I looked across the room and in the very back I saw one of the men that approached me beckoning to join him. I was delighted. Seated at the table were him and two other women. I sat down and he and I chatted about men and men’s rights issues as if he were a long time contributor to an MRA blog. He was definitely one of those who had taken the red pill but just now realized that there was a movement behind that pill. I recognized the glow in his eyes as I have seen it so many times when I talk about men and men’s rights to other people who are ready for the message.
And make no mistake, there are so many people ready for the message if you will only speak it.
One of the women sitting there stuck out her hand and introduced herself. I obliged with my hand and introduced myself.

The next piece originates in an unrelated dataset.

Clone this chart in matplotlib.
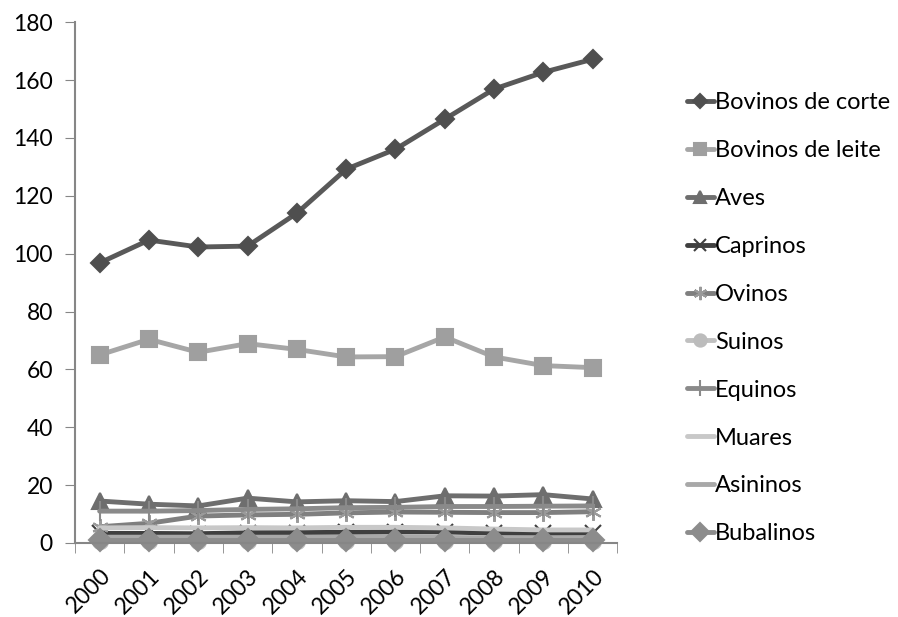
import matplotlib.pyplot as plt

years = ['2000', '2001', '2002', '2003', '2004', '2005', '2006', '2007', '2008', '2009', '2010']

bovinos_corte = [96.8, 104.7, 102.3, 102.6, 114.0, 129.2, 136.1, 146.5, 156.9, 162.7, 167.2]
bovinos_leite = [65.0, 70.4, 65.9, 68.9, 66.9, 64.3, 64.4, 71.2, 64.3, 61.3, 60.6]
aves = [14.5, 13.4, 12.8, 15.5, 14.2, 14.6, 14.3, 16.3, 16.2, 16.7, 15.2]
caprinos = [3.3, 3.3, 3.2, 3.5, 3.6, 3.7, 3.8, 3.8, 3.4, 3.3, 3.4]
ovinos = [5.6, 6.8, 9.3, 9.7, 9.9, 10.4, 10.7, 10.6, 10.5, 10.5, 10.8]
suinos = [0.6, 0.6, 0.6, 0.6, 0.6, 0.6, 0.6, 0.6, 0.6, 0.6, 0.6]
equinos = [11.0, 11.0, 11.2, 11.6, 11.8, 12.2, 12.3, 12.6, 12.6, 12.7, 12.8]
muares = [5.2, 5.3, 5.2, 5.3, 5.2, 5.4, 5.4, 5.2, 4.8, 4.5, 4.5]
asininos = [2.0, 2.0, 2.0, 2.0, 2.0, 2.0, 2.0, 1.9, 1.8, 1.8, 1.8]
bubalinos = [1.0, 1.0, 1.0, 1.0, 1.0, 1.0, 1.0, 1.0, 1.0, 1.0, 1.0]

plt.rcParams['font.family'] = ['Lato', 'DejaVu Sans']

fig = plt.figure(figsize=(8.98, 6.17), dpi=100)
ax = fig.add_axes([0.0835, 0.12, 0.604, 0.844])

x = range(len(years))
lw = 3.5

# series: label, data, line colour, marker, marker colour, marker size
series = [
    ('Bovinos de corte', bovinos_corte, '#595959', 'D', '#4f4f4f', 9),
    ('Bovinos de leite', bovinos_leite, '#a6a6a6', 's', '#9f9f9f', 11),
    ('Aves', aves, '#6e6e6e', '^', '#6e6e6e', 11),
    ('Caprinos', caprinos, '#3f3f3f', 'x', '#3f3f3f', 11),
    ('Ovinos', ovinos, '#7f7f7f', (6, 2, 0), '#9a9a9a', 12),
    ('Suinos', suinos, '#c0c0c0', 'o', '#bcbcbc', 11),
    ('Equinos', equinos, '#8a8a8a', '|', '#8a8a8a', 14),
    ('Muares', muares, '#c8c8c8', 'None', '#c8c8c8', 0),
    ('Asininos', asininos, '#a8a8a8', 'None', '#a8a8a8', 0),
    ('Bubalinos', bubalinos, '#8c8c8c', 'D', '#8c8c8c', 11),
]

handles = []
for label, data, col, mk, mcol, ms in series:
    h, = ax.plot(x, data, color=col, lw=lw, marker=mk, ms=ms,
                 mec=mcol, mfc=mcol, mew=1.5, label=label,
                 solid_capstyle='round')
    h.set_clip_on(False)
    handles.append(h)

ax.set_xlim(-0.5, len(years) - 0.5)
ax.set_ylim(0, 180)
ax.set_yticks(range(0, 181, 20))
ax.tick_params(axis='y', labelsize=16.5, length=7, color='#868686', direction='out', pad=9)

ax.set_xticks([i - 0.5 for i in range(len(years) + 1)], minor=True)
ax.set_xticks(list(x))
ax.set_xticklabels(years, rotation=45, ha='right', rotation_mode='anchor')
ax.tick_params(axis='x', which='major', length=0, labelsize=16.5, pad=16)
ax.tick_params(axis='x', which='minor', length=7, color='#868686', direction='out')

for s in ['top', 'right']:
    ax.spines[s].set_visible(False)
for s in ['left', 'bottom']:
    ax.spines[s].set_color('#868686')
    ax.spines[s].set_linewidth(1.5)

leg = fig.legend(handles=handles, loc='upper left', bbox_to_anchor=(0.754, 0.866),
                 frameon=False, fontsize=17, handlelength=1.15, handletextpad=0.05,
                 labelspacing=1.14, borderaxespad=0, markerscale=0.8)

fig.savefig('out.png', dpi=100)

She said “I have a son who is 15 and I think that he is one of those boys that you are concerned about.” She had a tender, worried look in her eyes and I understood immediately where she was coming from. I asked her “is your boy in trouble? Has anyone in the school he is in targeted him because he is a boy.”
“No” she said. “It’s just that because he is a boy he feels that all of the girls have an unfair advantage over him and he tells me about it. It’s like he will always come second and there is nothing he can do about it.”
She displayed a mothers concern in her face and I felt for her and her son. I understood exactly what they were going through- the typical experience that a 15 year old boy goes through in our public education system and parents who feel helpless to do anything to help their own children.
We talked for a time and I exchanged cards with her. Things wound down and people returned to work or whatever they were doing before . I bid farewell to them. I was thankful that I had met them all as they were all very good people.
I am not trying to compare what I did with what JTO has done in Vancouver or what other MRAs have done elsewhere in the world, putting themselves at personal risk and professional dissolution. But I have to say that we must come out of our shells soon. Anonymous activism in the MRM has to come to an end. It just wont cut it anymore. I totally understand why some may wish to be anonymous, but seriously, we got to present ourselves directly as who we are and not phantoms in online forums.
Do not tell me that there are not opportunities for advocacy in your location. And do not tell me that if you speak our you will always be shunned or demonized. You may well be, but people are just as hungry for our message as they are uncomfortable with it. In fact, our mission is inexorable. The price for failure is too high.
If there is a school board meeting your town or hall meeting in your locale, participate and bring up the Boy Crisis, however subtle or overt. If there is some town hall meeting with local politicians vying for power confront them with a specific mens’ rights issue.
You may or may not be surprised by the response, but you will never find out by remaining silent.